Proteoglycans (PGs) consist of a core protein and attached glycosaminoglycans (GAGs)
and have diverse roles in cell and tissue biology. In follicles PGs have been detected only
in follicular fluid and in cultured granulosa cells, and the composition of their GAGs has
been determined. To identify PGs in whole ovarian follicles, not just in follicular fluid and
granulosa cells, small (1-3-mm) bovine follicles were harvested. A proportion of these was
incubated with (35)SO(4) for 24 h to incorporate radiolabel into the GAGs. The freshly
harvested and cultured follicles were sequentially extracted with 6 M urea buffer, the same
buffer with 0.1% Triton X-100 and then with 0.1 M NaOH. Proteoglycans were subjected
to ion-exchange and size-exclusion chromatography. The GAGs were analyzed by
chemical and enzymic digestion, and on the basis of their composition, a list of
known PGs was measured by ELISA analyses. Versican, perlecan, decorin, but not aggrecan
or biglycan, were identified. These, excluding decorin for technical reasons, as well as a
basal lamina glycoprotein, nidogen/entactin, were immunolocalized. Versican was localized
to the thecal layers, including externa and the interna particularly in an area adjacent to the
follicular basal lamina. Perlecan and nidogen were localized to the follicular basal lamina of
antral follicles, both healthy and atretic, but not to that of preantral follicles. Both were
localized to subendothelial basal laminas, but the former was not readily detected in
arteriole smooth muscle layers. This study has confirmed the presence of versican and
perlecan, but not the latter as a component of follicular fluid, and identified decorin and
nidogen in ovarian antral follicles.
Follicle stages
Secondary, Antral, Preovulatory, Corpus luteum
Comment
Russell DL, et al 203 reported hormone-regulated expression and localization of versican in the rodent ovary.

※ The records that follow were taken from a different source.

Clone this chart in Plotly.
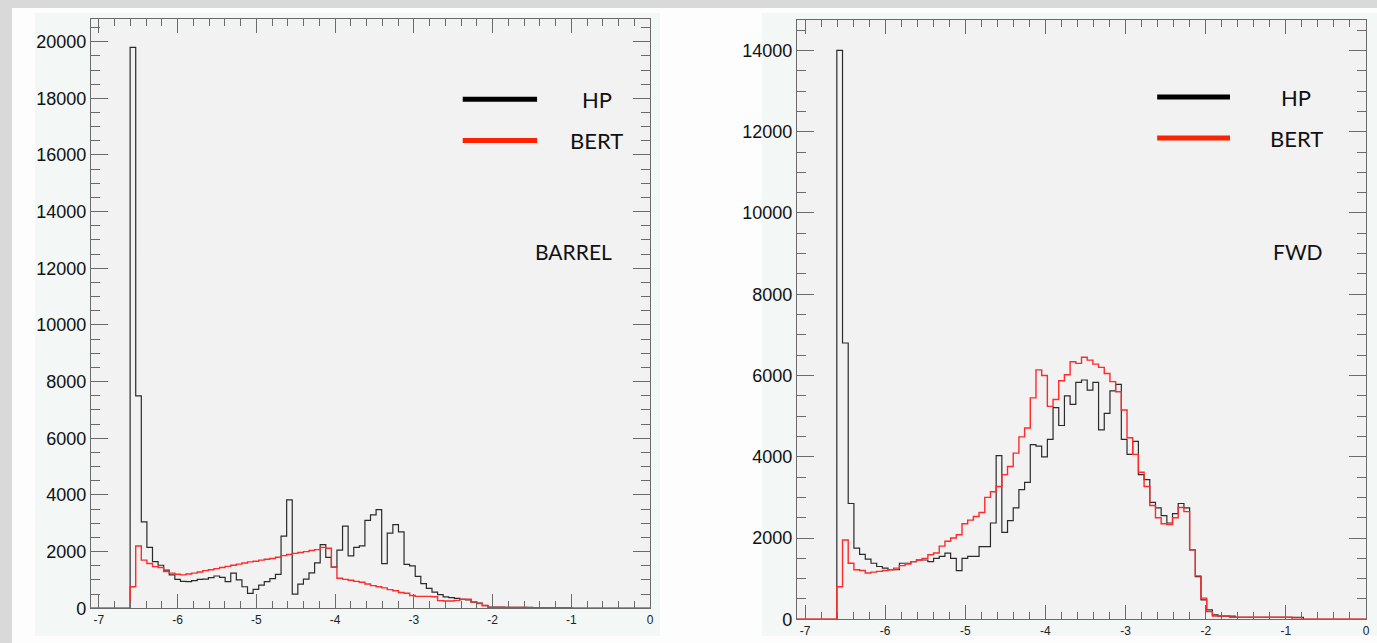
import plotly.graph_objects as go

# ---------------- data (counts per bin, 100 bins from -7.1 to 0) ----------------
bin_low = -7.1
bin_width = 0.071
n_bins = 100

hp_barrel = [
    0, 0, 0, 0, 0, 0, 0,
    19800, 7500, 3050, 2150, 1650, 1520, 1350, 1180, 1020, 950,
    940, 980, 1020, 1030, 1080, 1140, 1090, 940, 1240, 1000,
    760, 530, 670, 820, 940, 1050, 1200, 2550, 3830, 500,
    850, 1030, 1250, 1600, 2250, 1800, 1450, 2050, 2900, 1850,
    2150, 2200, 3100, 3300, 3480, 1580, 2650, 2950, 2700, 1550,
    1500, 1130, 870, 700, 570, 480, 400, 380, 350, 320,
    300, 220, 180, 100,
    45, 40, 40, 35, 35, 30, 30, 30, 25, 25, 25, 20, 20, 20, 15,
    0, 0, 0, 0, 0, 0, 0, 0, 0, 0, 0, 0, 0, 0,
]

bert_barrel = [
    0, 0, 0, 0, 0, 0, 0,
    760, 2200, 1700, 1580, 1470, 1440, 1300, 1240, 1200, 1180,
    1210, 1240, 1280, 1330, 1360, 1400, 1440, 1480, 1520, 1560,
    1600, 1640, 1660, 1700, 1730, 1760, 1800, 1860, 1900, 1940,
    1970, 2000, 2040, 2070, 2150, 2120, 1450, 1060, 1020, 990,
    950, 920, 860, 800, 760, 720, 660, 620, 560, 530,
    450, 420, 420, 420, 410, 270, 260, 260, 280, 320,
    320, 220, 170, 90,
    30, 30, 30, 30, 30, 30, 30, 25, 25, 25, 25, 20, 20, 20, 20,
    0, 0, 0, 0, 0, 0, 0, 0, 0, 0, 0, 0, 0, 0,
]

hp_fwd = [
    0, 0, 0, 0, 0, 0, 0,
    14000, 6800, 2850, 1750, 1600, 1480, 1380, 1300, 1260, 1220,
    1220, 1380, 1380, 1420, 1460, 1460, 1420, 1500, 1550, 1630,
    1500, 1200, 1500, 1550, 1550, 1790, 1790, 2370, 4030, 2140,
    2430, 2740, 3190, 3370, 4300, 4260, 4000, 4430, 5210, 4770,
    5500, 5290, 5830, 5890, 5640, 5830, 4660, 5070, 5620, 5780,
    4430, 4060, 4380, 3560, 3440, 2880, 2740, 2550, 2370, 2600,
    2850, 2740, 1710, 1050, 480, 230, 110, 80, 80, 80,
    50, 50, 50, 50, 50, 50, 50, 50, 50, 50, 50, 50,
    0, 0, 0, 0, 0, 0, 0, 0, 0, 0, 0,
]

bert_fwd = [
    0, 0, 0, 0, 0, 0, 0,
    800, 1950, 1380, 1220, 1200, 1140, 1160, 1180, 1200, 1220,
    1260, 1320, 1360, 1420, 1460, 1500, 1590, 1630, 1800, 1920,
    2000, 2080, 2350, 2440, 2530, 2630, 3000, 3140, 3270, 3560,
    3760, 4090, 4490, 4710, 5450, 6140, 6000, 5240, 5410, 5870,
    6020, 6340, 6300, 6450, 6380, 6280, 6200, 6050, 5850, 5600,
    5150, 4470, 4060, 3620, 3270, 2800, 2500, 2350, 2330, 2500,
    2750, 2650, 1710, 1070, 520, 190, 80, 80, 80,
    50, 50, 50, 50, 50, 50, 50, 50, 50, 50, 50,
    0, 0, 0, 0, 0, 0, 0, 0, 0, 0, 0, 0, 0,
]

series_names = ["HP", "BERT"]
panel_labels = ["BARREL", "FWD"]
x_ticks = [-7, -6, -5, -4, -3, -2, -1, 0]

edges = [bin_low + bin_width * i for i in range(n_bins + 1)]

W, H = 1377, 643
fig = go.Figure()

HP_COLOR = "#2b2b2b"
BERT_COLOR = "#ff2a2a"


def add_hist(vals, color, width, xa, ya, name):
    fig.add_trace(go.Scatter(
        x=edges, y=list(vals) + [vals[-1]], mode="lines",
        line=dict(color=color, width=width, shape="hv"),
        xaxis=xa, yaxis=ya, name=name, showlegend=False,
        hoverinfo="skip"))


add_hist(hp_barrel, HP_COLOR, 1.2, "x", "y", series_names[0])
add_hist(bert_barrel, BERT_COLOR, 1.4, "x", "y", series_names[1])
add_hist(hp_fwd, HP_COLOR, 1.2, "x2", "y2", series_names[0])
add_hist(bert_fwd, BERT_COLOR, 1.4, "x2", "y2", series_names[1])

AX = "#6a6a6a"


def xaxis_cfg(domain, anchor):
    return dict(
        domain=domain, anchor=anchor, range=[bin_low, 0],
        tickmode="array", tickvals=x_ticks, ticktext=[str(v) for v in x_ticks],
        ticks="inside", ticklen=14, tickwidth=1.2, tickcolor=AX,
        minor=dict(ticks="inside", ticklen=7, tickwidth=1.2, tickcolor=AX,
                   tickmode="linear", tick0=-7, dtick=0.2),
        showline=True, linecolor=AX, linewidth=1.3, mirror="allticks",
        showgrid=False, zeroline=False, automargin=False,
        tickfont=dict(family="Liberation Sans", size=12, color="#222"),
        fixedrange=True)


def yaxis_cfg(domain, anchor, ymax):
    return dict(
        domain=domain, anchor=anchor, range=[0, ymax],
        tickmode="linear", tick0=0, dtick=2000, tickformat="d",
        ticks="inside", ticklen=17, tickwidth=1.2, tickcolor=AX,
        minor=dict(ticks="inside", ticklen=9, tickwidth=1.2, tickcolor=AX,
                   tickmode="linear", tick0=0, dtick=500),
        showline=True, linecolor=AX, linewidth=1.3, mirror="allticks",
        showgrid=False, zeroline=False, ticklabelstandoff=0, automargin=False,
        tickfont=dict(family="Liberation Sans", size=18, color="#111"),
        fixedrange=True)


left_dom_x = [91 / W, 650 / W]
left_dom_y = [(H - 608.3) / H, (H - 19) / H]
right_dom_x = [797 / W, 1366 / W]
right_dom_y = [(H - 619.3) / H, (H - 20) / H]

shapes = [
    # white card
    dict(type="rect", xref="paper", yref="paper", x0=12 / W, x1=1, y0=0,
         y1=(H - 8) / H, fillcolor="#fdfdfd", line=dict(width=0), layer="below"),
    # light panels
    dict(type="rect", xref="paper", yref="paper", x0=35 / W, x1=660 / W,
         y0=(H - 636) / H, y1=(H - 13) / H, fillcolor="#f3f7f5",
         line=dict(width=0), layer="below"),
    dict(type="rect", xref="paper", yref="paper", x0=762 / W, x1=1,
         y0=(H - 636) / H, y1=(H - 13) / H, fillcolor="#f3f7f5",
         line=dict(width=0), layer="below"),
    # plot-area fills
    dict(type="rect", xref="x domain", yref="y domain", x0=0, x1=1, y0=0, y1=1,
         fillcolor="#f2f2f2", line=dict(width=0), layer="below"),
    dict(type="rect", xref="x2 domain", yref="y2 domain", x0=0, x1=1, y0=0, y1=1,
         fillcolor="#f2f2f2", line=dict(width=0), layer="below"),
]

annotations = []
legend_layout = [
    ("x domain", "y domain", 0.665, 0.798, 0.905, [0.864, 0.794], 0.864, 0.605),
    ("x2 domain", "y2 domain", 0.633, 0.761, 0.877, [0.8715, 0.803], 0.88, 0.613),
]
for (xr, yr, lx0, lx1, tx, rows, px, py), lab in zip(legend_layout, panel_labels):
    for name, color, ry in zip(series_names, ["#000000", "#ff2200"], rows):
        shapes.append(dict(type="line", xref=xr, yref=yr, x0=lx0, x1=lx1,
                           y0=ry, y1=ry, line=dict(color=color, width=5)))
        annotations.append(dict(xref=xr, yref=yr, x=tx, y=ry, text=name,
                                showarrow=False, xanchor="center", yanchor="middle",
                                font=dict(family="Lato", size=22, color="#111")))
    annotations.append(dict(xref=xr, yref=yr, x=px, y=py, text=lab,
                            showarrow=False, xanchor="center", yanchor="middle",
                            font=dict(family="Lato", size=21, color="#111")))

fig.update_layout(
    width=W, height=H, margin=dict(l=0, r=0, t=0, b=0, autoexpand=False),
    paper_bgcolor="#d9d9d9", plot_bgcolor="#f2f2f2",
    xaxis=xaxis_cfg(left_dom_x, "y"),
    yaxis=yaxis_cfg(left_dom_y, "x", 20800),
    xaxis2=xaxis_cfg(right_dom_x, "y2"),
    yaxis2=yaxis_cfg(right_dom_y, "x2", 14750),
    shapes=shapes, annotations=annotations, showlegend=False,
)

fig.write_html("out.html", config={"displayModeBar": False},
               post_script="document.body.style.margin='0';document.body.style.overflow='hidden';")
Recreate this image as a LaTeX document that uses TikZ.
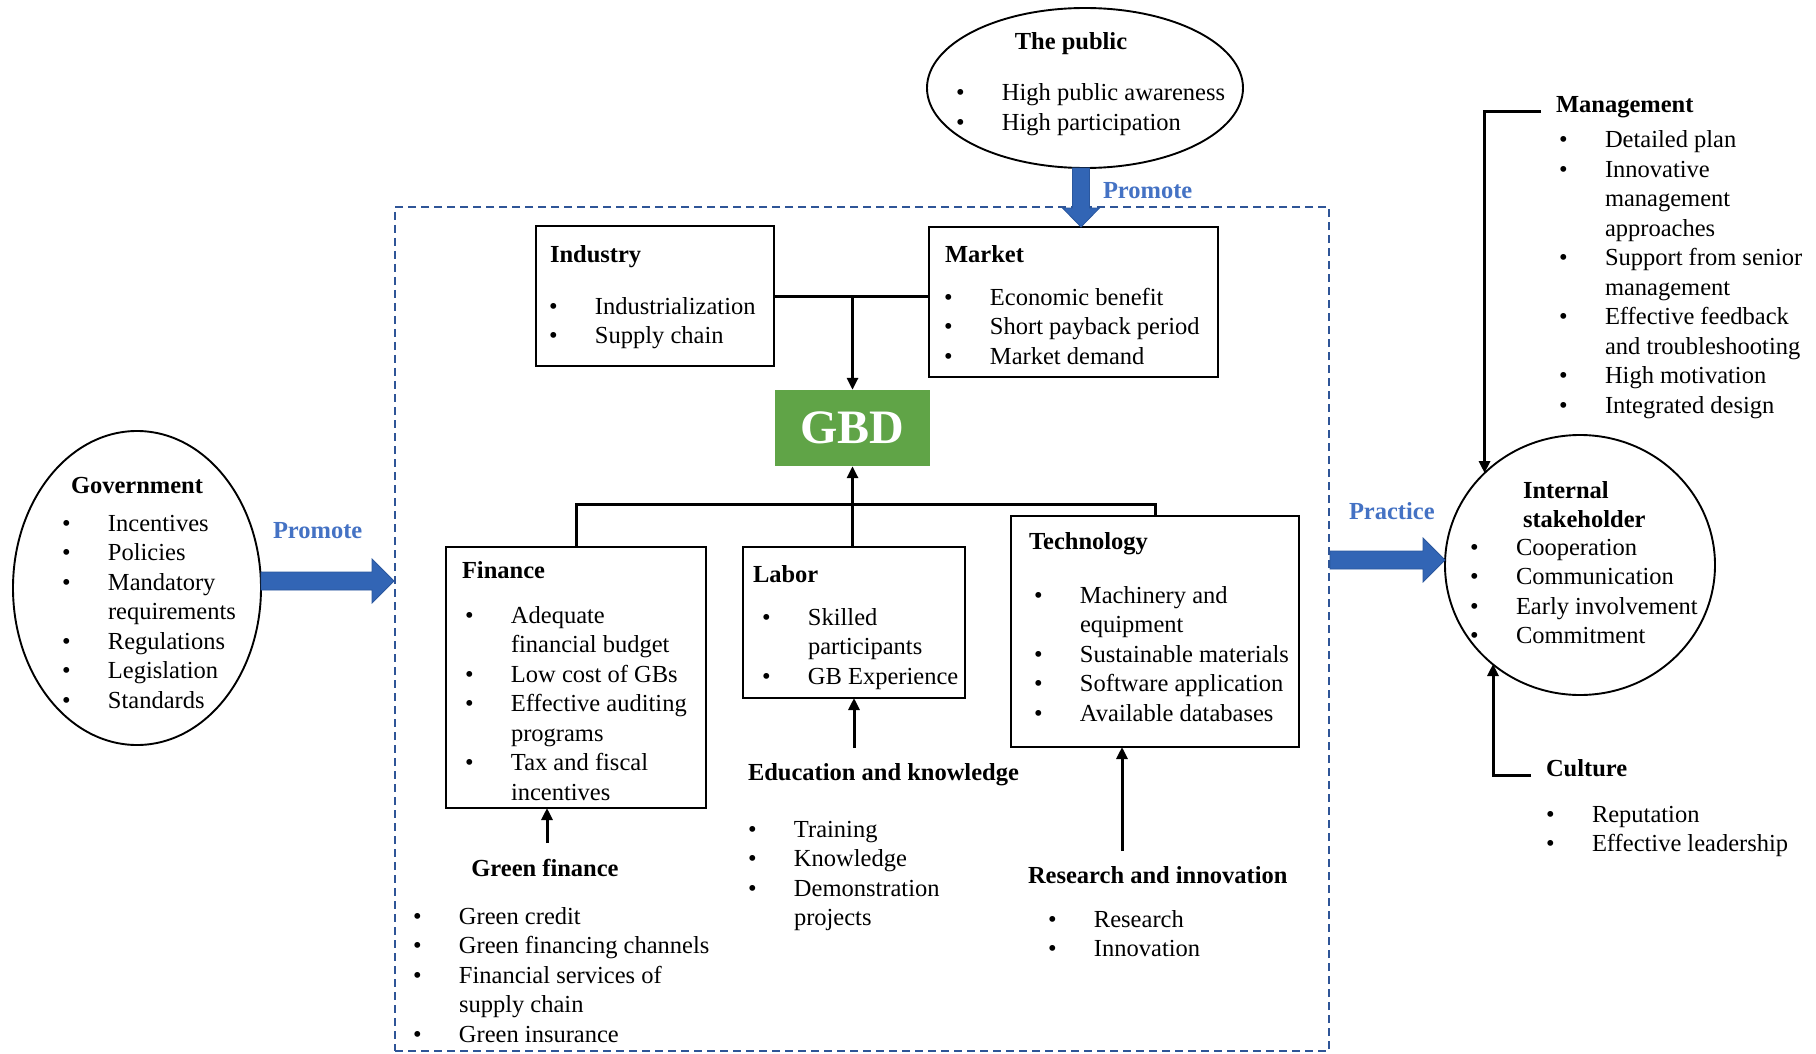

During ovulation, production of a specialized hyaluronan (HA)-rich matrix cross-linked by associated HA binding factors causes expansion of the cumulus oocyte complex. Versican is a member of the hyalectan family that binds HA, provides structure and elasticity to tissues, and impacts cell motility and adhesion. Analysis of mRNA and protein identified isoforms V0, V1, and V3 versican in mouse and rat ovaries throughout follicular development. In situ hybridization localized versican mRNA most specifically to the granulosa cells. Expression was not significantly altered by estradiol or FSH treatment but was increased up to 10-fold during the periovulatory period after human chorionic gonadotropin treatment. In cultured granulosa cells, forskolin and phorbol 12 myristate 13-acetate or FSH + testosterone increased expression of versican. Immunohistochemical analyses verified versican protein in ovulating follicles localized to the expanded cumulus matrix as well as adjacent to the basement membrane. After ovulation, versican was localized around newly formed corpora lutea and vasculature. Unexpectedly, immunohistochemical analyses also demonstrated versican protein on granulosa cells in early primary and small antral follicles. Versican expression and localization were not altered in progesterone receptor or cyclooxygenase-2 null mice, suggesting that transcription of the versican gene is not a target of these two ovulatory mediators. These observations suggest that versican (V0, V1, and V3) is a matrix component of the granulosa layer throughout folliculogenesis and is enriched in remodeling matrices during ovulation and neovascularization of the corpora lutea.